An IRA (defined in “What Is an IRA”) has many benefits, when you can put as much money into the plan as possible without going into debt to support yourself at your current income level. Even if you can’t put additional money in every single year, it is a wonderful way to put money aside in an account that will grow over time, for your retirement, without being taxed until it is removed. Some IRAs can also even help you with tax deductions.
There are a few different options outlined below to give you a general overview, but you should also talk to an investment manager to help you figure out which one is best for you.
- Traditional IRA: This was the original IRA. You can put up to $3,000/year (until 2004, following that the maximum will gradually increase) into the account.
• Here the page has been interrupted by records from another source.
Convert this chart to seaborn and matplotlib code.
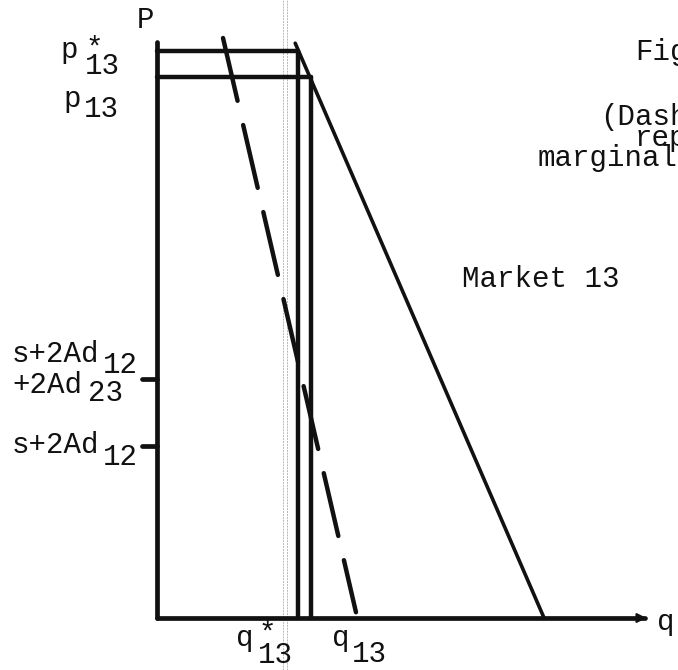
import matplotlib
matplotlib.use("Agg")
import matplotlib.pyplot as plt
import seaborn as sns
import pandas as pd

sns.set_style("white")
plt.rcParams['font.family'] = ['Liberation Mono', 'DejaVu Sans Mono']

# diagram values (q, p units; axes run 0..126 and 0..100)
q_axis_end = 126.0
p_axis_top = 100.0
demand_q = [35.7, 100.0]
demand_p = [99.8, 0.0]
mr_q = [17.05, 51.4]          # dashed marginal revenue line
mr_p = [100.7, 1.0]
p_star, p_13 = 98.4, 93.9
q_star, q_13 = 36.4, 39.8
tick_levels = [41.5, 29.9]    # s+2Ad12+2Ad23, s+2Ad12
scan_lines = [32.6, 33.6]     # faint photocopy streaks

W, H = 678, 670
fig = plt.figure(figsize=(W / 100, H / 100), dpi=100)
ax = fig.add_axes([0, 0, 1, 1])
ax.set_xlim(-40.57, 134.6)
ax.set_ylim(-9.03, 107.3)
ax.axis('off')

ink = '#111111'

for s in scan_lines:
    ax.axvline(s, color='#b8b8b8', lw=0.7, ls=(0, (2, 1)))

# axes
ax.plot([0, 0], [0, p_axis_top], color=ink, lw=3.4, solid_capstyle='round')
ax.plot([0, q_axis_end], [0, 0], color=ink, lw=3.4, solid_capstyle='round')
ax.annotate('', xy=(q_axis_end + 1.2, 0), xytext=(q_axis_end - 2, 0),
            arrowprops=dict(arrowstyle='-|>', color=ink, lw=1.5,
                            mutation_scale=14))

# price levels and quantities
ax.plot([0, q_star], [p_star, p_star], color=ink, lw=3.2)
ax.plot([0, q_13], [p_13, p_13], color=ink, lw=3.2)
ax.plot([q_star, q_star], [0, p_star], color=ink, lw=3.2)
ax.plot([q_13, q_13], [0, p_13], color=ink, lw=3.2)

# demand and marginal revenue
demand = pd.DataFrame({'q': demand_q, 'p': demand_p})
mr = pd.DataFrame({'q': mr_q, 'p': mr_p})
sns.lineplot(data=demand, x='q', y='p', ax=ax, color=ink, lw=2.6,
             sort=False, estimator=None)
sns.lineplot(data=mr, x='q', y='p', ax=ax, color=ink, lw=3.2,
             sort=False, estimator=None, dashes=False,
             linestyle=(0, (14.5, 5.6)), dash_capstyle='round')

for t in tick_levels:
    ax.plot([-3.9, 0], [t, t], color=ink, lw=3.4, solid_capstyle='round')

fs = 21


def label(x, y, s):
    fig.text(x / W, 1 - y / H, s, fontsize=fs, color=ink,
             ha='left', va='baseline')


label(137, 28, 'P')
label(60, 58, 'p')
label(85, 57, '*')
label(85, 74, '13')
label(63, 107, 'p')
label(84, 117, '13')

label(12, 362, 's+2Ad')
label(103, 373, '12')
label(12, 393, '+2Ad')
label(88, 401, '23')
label(12, 453, 's+2Ad')
label(103, 465, '12')

label(236, 646, 'q')
label(258, 642, '*')
label(258, 663, '13')
label(332, 646, 'q')
label(352, 662, '13')
label(657, 630, 'q')

label(635, 60, 'Fig')
label(600, 125, '(Dash')
label(635, 146, 'rep')
label(538, 166, 'marginal')
label(462, 287, 'Market 13')

fig.savefig('out.png', dpi=100)
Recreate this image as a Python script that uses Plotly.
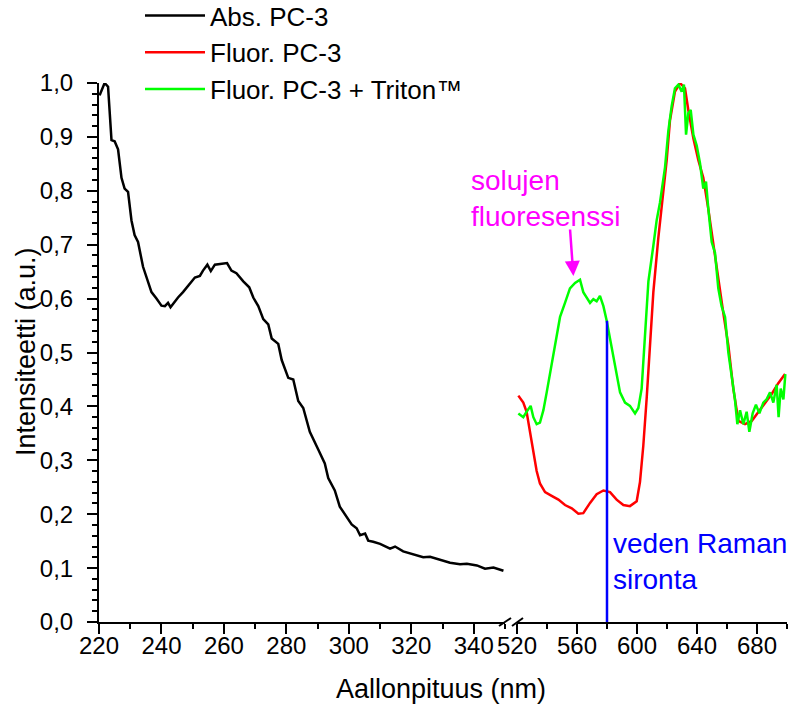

You can start taking it out at age 59½ and must start taking it out by age 70½. If you take it out earlier, you will be penalized 10% of the total that you have taken out. If you make over $43,000 alone or $63,000 jointly, you cannot contribute to this IRA.
BENEFIT: If you are not covered by a retirement plan by your employer, contributions are fully deductible.
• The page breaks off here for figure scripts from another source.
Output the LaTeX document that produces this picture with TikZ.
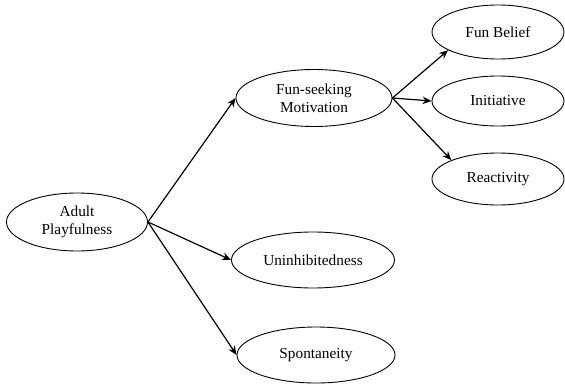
\documentclass[tikz,border=0pt]{standalone}
\usepackage{fontspec}
\setmainfont{Liberation Serif}
\usetikzlibrary{shapes.geometric,arrows.meta}
\begin{document}
\begin{tikzpicture}[x=1pt,y=1pt,
  oval/.style={draw, ellipse, line width=0.9pt, inner sep=0pt, align=center,
    font=\fontsize{15.3}{17.8}\selectfont},
  arr/.style={line width=1.2pt, -{Stealth[length=9pt,width=7.5pt]}}]
\useasboundingbox (0,0) rectangle (565,-383);
\node[oval, minimum width=141, minimum height=58] (adult) at (77,-222) {Adult\\Playfulness};
\node[oval, minimum width=156, minimum height=57] (fsm) at (314,-98) {Fun-seeking\\Motivation};
\node[oval, minimum width=132, minimum height=54] (fb) at (498,-32) {Fun Belief};
\node[oval, minimum width=132, minimum height=50] (ini) at (498,-101) {Initiative};
\node[oval, minimum width=132, minimum height=52] (rea) at (498,-179) {Reactivity};
\node[oval, minimum width=163, minimum height=56] (uni) at (313,-260) {Uninhibitedness};
\node[oval, minimum width=158, minimum height=56] (spo) at (316,-355) {Spontaneity};
\draw[arr] (adult.east) -- (fsm.west);
\draw[arr] (adult.east) -- (uni.west);
\draw[arr] (adult.east) -- (spo.west);
\draw[arr] (fsm.east) -- (fb.200);
\draw[arr] (fsm.east) -- (ini.west);
\draw[arr] (fsm.east) -- (rea.158);
\end{tikzpicture}
\end{document}
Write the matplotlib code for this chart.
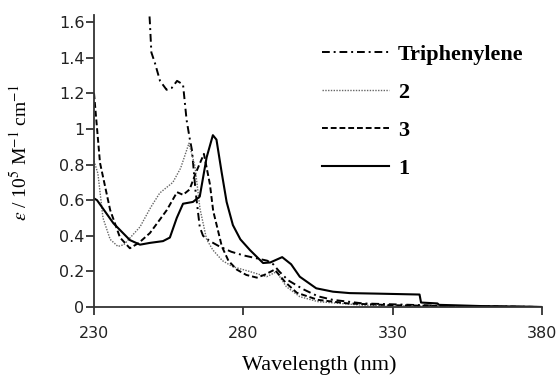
import matplotlib.pyplot as plt
from matplotlib.ticker import FuncFormatter

# wavelengths (nm) and epsilon (10^5 M-1 cm-1)
wl_tri = [245, 248, 248.7, 249.2, 250.4, 252.1, 254.3, 256, 257.8, 259.8, 261, 262, 262.8,
          264, 265.4, 266.5, 268.8, 272, 276, 280, 284, 288, 290, 292, 295, 300, 305,
          310, 320, 330, 340, 350, 380]
eps_tri = [2.2, 1.8, 1.6, 1.43, 1.37, 1.27, 1.22, 1.23, 1.27, 1.25, 1.05, 0.95, 0.88,
           0.65, 0.45, 0.40, 0.37, 0.34, 0.31, 0.29, 0.275, 0.26, 0.24, 0.2, 0.15, 0.1,
           0.06, 0.04, 0.02, 0.015, 0.01, 0.005, 0.0]

wl_2 = [230, 231.3, 233, 235.4, 238, 240, 245.4, 249, 252, 256.4, 259, 261.8, 263.8,
        265.5, 267.7, 269.8, 273, 276.5, 282, 287.8, 291.1, 294.4, 298.9, 305, 320,
        340, 380]
eps_2 = [0.82, 0.75, 0.5, 0.38, 0.34, 0.35, 0.45, 0.56, 0.64, 0.70, 0.78, 0.92, 0.79,
         0.55, 0.38, 0.32, 0.26, 0.226, 0.2, 0.17, 0.198, 0.114, 0.058, 0.03, 0.01,
         0.005, 0.0]

wl_3 = [230, 232, 235.4, 238.7, 242, 245, 248.7, 252, 254.4, 257.8, 259.8, 262, 264,
        266.8, 268.8, 269.9, 271.5, 272.8, 275, 277.8, 281, 284.5, 287, 290.5, 294,
        297.9, 305, 315, 330, 350, 380]
eps_3 = [1.2, 0.81, 0.545, 0.39, 0.33, 0.36, 0.415, 0.49, 0.545, 0.645, 0.63, 0.66,
         0.75, 0.86, 0.69, 0.54, 0.43, 0.34, 0.26, 0.21, 0.18, 0.165, 0.18, 0.21, 0.14,
         0.08, 0.04, 0.02, 0.01, 0.005, 0.0]

wl_1 = [230, 231, 236.5, 242, 245.4, 248.7, 253.1, 255.4, 257.7, 259.8, 263.1, 265.4,
        267.7, 269.8, 271, 272.7, 274.4, 276.5, 279, 282.2, 286.6, 289, 293, 296,
        298.9, 304.4, 310, 315.6, 325, 339, 339.5, 345, 345.5, 350, 360, 375, 380]
eps_1 = [0.61, 0.6, 0.47, 0.376, 0.35, 0.36, 0.37, 0.39, 0.5, 0.58, 0.59, 0.62, 0.84,
         0.965, 0.94, 0.76, 0.59, 0.46, 0.38, 0.32, 0.247, 0.25, 0.28, 0.24, 0.17,
         0.105, 0.086, 0.078, 0.075, 0.07, 0.025, 0.02, 0.012, 0.01, 0.005, 0.002, 0.0]

plt.rcParams['mathtext.fontset'] = 'stix'

fig = plt.figure(figsize=(5.58, 3.77), dpi=100)
ax = fig.add_axes([0.1685, 0.1857, 0.8028, 0.7745])

ax.plot(wl_tri, eps_tri, color='black', lw=1.4, ls=(0, (4, 2, 1, 2)), label='Triphenylene')
ax.plot(wl_2, eps_2, color='#666666', lw=1.0, ls=(0, (1, 1)), label='2')
ax.plot(wl_3, eps_3, color='black', lw=1.4, ls=(0, (3, 1.5)), label='3')
ax.plot(wl_1, eps_1, color='black', lw=1.5, ls='-', label='1')

ax.set_xlim(230, 380)
ax.set_ylim(0, 1.64)
ax.set_xticks([230, 280, 330, 380])
ax.set_yticks([0, 0.2, 0.4, 0.6, 0.8, 1.0, 1.2, 1.4, 1.6])
ax.yaxis.set_major_formatter(FuncFormatter(lambda v, p: '%g' % round(v, 1)))

for s in ['top', 'right']:
    ax.spines[s].set_visible(False)
for s in ['left', 'bottom']:
    ax.spines[s].set_color('#333333')
    ax.spines[s].set_linewidth(1.3)

ax.tick_params(axis='both', direction='out', length=6, width=1.3, color='#333333',
               labelsize=11.5, labelcolor='#222222')
ax.tick_params(axis='x', pad=8)
ax.tick_params(axis='y', pad=1)

ax.set_xlabel('Wavelength (nm)', family='Liberation Serif', fontsize=16)
ax.xaxis.set_label_coords(0.503, -0.165)
ax.set_ylabel(r'$\varepsilon$ / 10$^5$ M$^{-1}$ cm$^{-1}$', family='Liberation Serif',
              fontsize=14)
ax.yaxis.set_label_coords(-0.14, 0.527)

leg = ax.legend(loc='upper left', bbox_to_anchor=(0.509, 0.90), frameon=False,
                borderpad=0, borderaxespad=0, handlelength=3.0, handletextpad=0.42,
                labelspacing=0.79, prop={'family': 'Liberation Serif', 'weight': 'bold',
                                         'size': 16})

fig.savefig('out.png', dpi=100)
- Roth IRA: The same amount can be contributed per year as a traditional IRA ($3,000 until 2004). If you earn over the maximum amount allowed with the Traditional IRA, you can still contribute up to a certain point ($110,000 single, $150,000 joint), but the amount that you can contribute is decreased.
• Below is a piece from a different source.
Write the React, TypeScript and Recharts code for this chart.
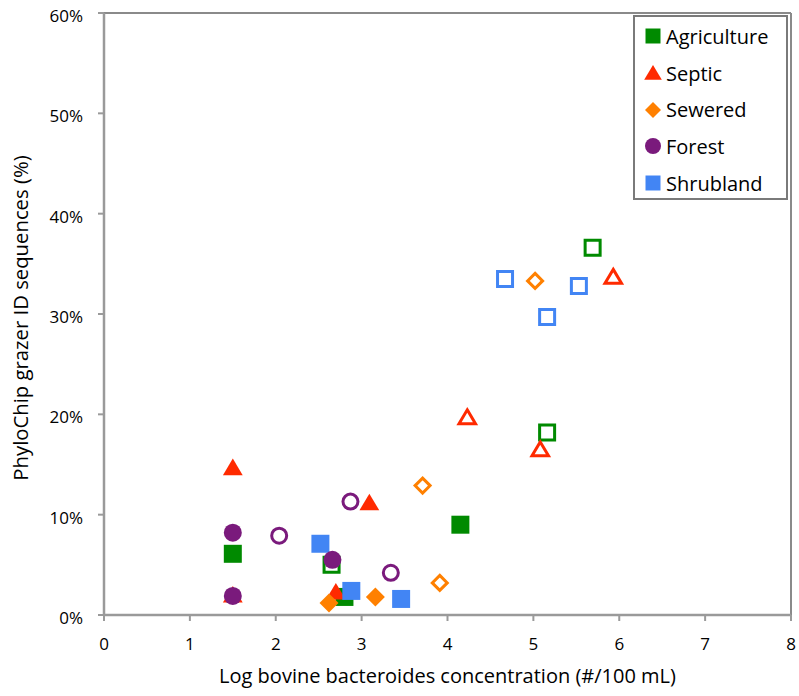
import React from 'react';
import {
  ScatterChart, Scatter, XAxis, YAxis, ReferenceLine, Label,
} from 'recharts';

// ---- data (x = log bovine bacteroides, y = % grazer ID sequences) ----
const agricultureFilled = [
  { x: 2.8, y: 1.8 }, { x: 1.5, y: 6.1 }, { x: 4.15, y: 9.0 },
];
const agricultureOpen = [
  { x: 2.65, y: 5.0 }, { x: 5.16, y: 18.2 }, { x: 5.69, y: 36.6 },
];
const septicFilled = [
  { x: 1.5, y: 2.0 }, { x: 2.7, y: 2.3 }, { x: 1.5, y: 14.7 }, { x: 3.09, y: 11.2 },
];
const septicOpen = [
  { x: 4.23, y: 19.7 }, { x: 5.08, y: 16.5 }, { x: 5.93, y: 33.7 },
];
const seweredFilled = [
  { x: 2.62, y: 1.2 }, { x: 3.16, y: 1.8 },
];
const seweredOpen = [
  { x: 3.71, y: 12.9 }, { x: 3.91, y: 3.2 }, { x: 5.02, y: 33.3 },
];
const forestFilled = [
  { x: 1.5, y: 8.2 }, { x: 1.5, y: 1.9 }, { x: 2.66, y: 5.5 },
];
const forestOpen = [
  { x: 2.04, y: 7.9 }, { x: 2.87, y: 11.3 }, { x: 3.34, y: 4.2 },
];
const shrublandFilled = [
  { x: 2.52, y: 7.1 }, { x: 2.88, y: 2.4 }, { x: 3.46, y: 1.6 },
];
const shrublandOpen = [
  { x: 4.67, y: 33.5 }, { x: 5.16, y: 29.7 }, { x: 5.53, y: 32.8 },
];

const xTicks = [0, 1, 2, 3, 4, 5, 6, 7, 8];
const yTicks = [0, 10, 20, 30, 40, 50, 60];

const GREEN = '#008A00';
const RED = '#FF2A00';
const ORANGE = '#FF8000';
const PURPLE = '#7A1A7C';
const BLUE = '#4285F4';

type Kind = 'square' | 'triangle' | 'diamond' | 'circle';

const legendItems: { name: string; color: string; kind: Kind }[] = [
  { name: 'Agriculture', color: GREEN, kind: 'square' },
  { name: 'Septic', color: RED, kind: 'triangle' },
  { name: 'Sewered', color: ORANGE, kind: 'diamond' },
  { name: 'Forest', color: PURPLE, kind: 'circle' },
  { name: 'Shrubland', color: BLUE, kind: 'square' },
];

const FONT = '"Open Sans", "Noto Sans", sans-serif';

function markerPath(kind: Kind, cx: number, cy: number, s: number): string {
  const h = s / 2;
  if (kind === 'square') {
    return `M${cx - h},${cy - h}H${cx + h}V${cy + h}H${cx - h}Z`;
  }
  if (kind === 'triangle') {
    return `M${cx},${cy - h}L${cx + h * 1.1},${cy + h * 0.85}L${cx - h * 1.1},${cy + h * 0.85}Z`;
  }
  if (kind === 'diamond') {
    return `M${cx},${cy - h}L${cx + h},${cy}L${cx},${cy + h}L${cx - h},${cy}Z`;
  }
  return '';
}

function makeShape(kind: Kind, color: string, filled: boolean) {
  return (props: any) => {
    const { cx, cy } = props;
    if (cx == null || cy == null) return <g />;
    if (kind === 'circle') {
      return filled ? (
        <circle cx={cx} cy={cy} r={9} fill={color} />
      ) : (
        <circle cx={cx} cy={cy} r={7.5} fill="#fff" stroke={color} strokeWidth={3} />
      );
    }
    const size = filled ? (kind === 'diamond' ? 19 : 18) : 15;
    const d = markerPath(kind, cx, cy, size);
    return filled ? (
      <path d={d} fill={color} />
    ) : (
      <path d={d} fill="#fff" stroke={color} strokeWidth={3} strokeLinejoin="miter" />
    );
  };
}

function LegendBox() {
  return (
    <div
      style={{
        position: 'absolute',
        left: 633,
        top: 15,
        border: '2px solid #7a7a7a',
        background: '#fff',
        width: 155,
        height: 185,
        boxSizing: 'border-box',
        padding: '1px 0 0 9px',
        fontFamily: FONT,
        fontSize: 20,
        color: '#000',
      }}
    >
      {legendItems.map((it) => (
        <div key={it.name} style={{ display: 'flex', alignItems: 'center', height: 36.7 }}>
          <svg width={18} height={18} style={{ marginRight: 4 }}>
            {it.kind === 'circle' ? (
              <circle cx={9} cy={9} r={8} fill={it.color} />
            ) : (
              <path d={markerPath(it.kind, 9, 9, it.kind === 'square' ? 15 : 16)} fill={it.color} />
            )}
          </svg>
          <span>{it.name}</span>
        </div>
      ))}
    </div>
  );
}

export default function App() {
  return (
    <div style={{ position: 'absolute', left: 0, top: 0, width: 799, height: 696, background: '#fff' }}>
      <ScatterChart
        width={799}
        height={696}
        margin={{ top: 13, right: 8, bottom: 0, left: 0 }}
      >
        <XAxis
          type="number"
          dataKey="x"
          domain={[0, 8]}
          ticks={xTicks}
          interval={0}
          height={81}
          tickSize={6}
          tickMargin={17}
          tick={{ fill: '#000', fontSize: 17, fontFamily: FONT }}
          axisLine={{ stroke: '#9a9a9a', strokeWidth: 2.5 }}
          tickLine={{ stroke: '#9a9a9a', strokeWidth: 2 }}
        >
          <Label
            value="Log bovine bacteroides concentration (#/100 mL)"
            position="insideBottom"
            offset={13}
            style={{ fill: '#000', fontSize: 20, fontFamily: FONT }}
          />
        </XAxis>
        <YAxis
          type="number"
          dataKey="y"
          domain={[0, 60]}
          ticks={yTicks}
          interval={0}
          width={104}
          tickSize={6}
          tickMargin={15}
          tickFormatter={(v: number) => `${v}%`}
          tick={{ fill: '#000', fontSize: 17, fontFamily: FONT, dy: 3 }}
          axisLine={{ stroke: '#9a9a9a', strokeWidth: 2.5 }}
          tickLine={{ stroke: '#9a9a9a', strokeWidth: 2 }}
        >
          <Label
            value="PhyloChip grazer ID sequences (%)"
            angle={-90}
            position="insideLeft"
            offset={21}
            dy={4}
            style={{ fill: '#000', fontSize: 20.3, fontFamily: FONT, textAnchor: 'middle' }}
          />
        </YAxis>
        <ReferenceLine y={60} stroke="#8a8a8a" strokeWidth={2} />
        <ReferenceLine x={8} stroke="#8a8a8a" strokeWidth={2} />

        <Scatter name="Agriculture" data={agricultureFilled} isAnimationActive={false} shape={makeShape('square', GREEN, true)} />
        <Scatter name="Septic" data={septicFilled} isAnimationActive={false} shape={makeShape('triangle', RED, true)} />
        <Scatter name="Shrubland" data={shrublandFilled} isAnimationActive={false} shape={makeShape('square', BLUE, true)} />
        <Scatter name="Sewered" data={seweredFilled} isAnimationActive={false} shape={makeShape('diamond', ORANGE, true)} />
        <Scatter name="Agriculture open" data={agricultureOpen} isAnimationActive={false} shape={makeShape('square', GREEN, false)} />
        <Scatter name="Forest" data={forestFilled} isAnimationActive={false} shape={makeShape('circle', PURPLE, true)} />
        <Scatter name="Septic open" data={septicOpen} isAnimationActive={false} shape={makeShape('triangle', RED, false)} />
        <Scatter name="Sewered open" data={seweredOpen} isAnimationActive={false} shape={makeShape('diamond', ORANGE, false)} />
        <Scatter name="Forest open" data={forestOpen} isAnimationActive={false} shape={makeShape('circle', PURPLE, false)} />
        <Scatter name="Shrubland open" data={shrublandOpen} isAnimationActive={false} shape={makeShape('square', BLUE, false)} />
      </ScatterChart>
      <LegendBox />
    </div>
  );
}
BENEFITS: You can add money at any age (even after 70½) and can take out qualified distributions (disability, purchase of first home) early, tax-free. Contributions are pre-taxed (as they come out of your paycheck, for example) and cannot be deducted. However, when you take out the money after retirement, it is tax-free.
- Education IRA: This was created for families who struggle with the enormous (and increasing) costs of college tuition. While the maximum contribution per year is lower, the benefits are higher assuming your child attends college. If this is not the case, you are penalized when the money is removed.
BENEFIT: As long as you earn less than $100,000/year, you can put up to $500 into this IRA and not be taxed at all - not even when you take it out – assuming it is used for your children’s education only.
While all of these accounts have their benefits, they are designed for different people under different circumstances. If, for example, you have chosen to invest but you need as much money now as you can, the Traditional IRA would be the best option as it is tax-deductible. If you are comfortable financially while contributing the maximum per year ($3000 until 2004 for Traditional and Roth), the Roth is a smart decision because although it isn’t tax-deductible, it does allow you to take the money out tax-free upon retirement. Whichever you decide, it is a pretty safe way to invest your money for retirement.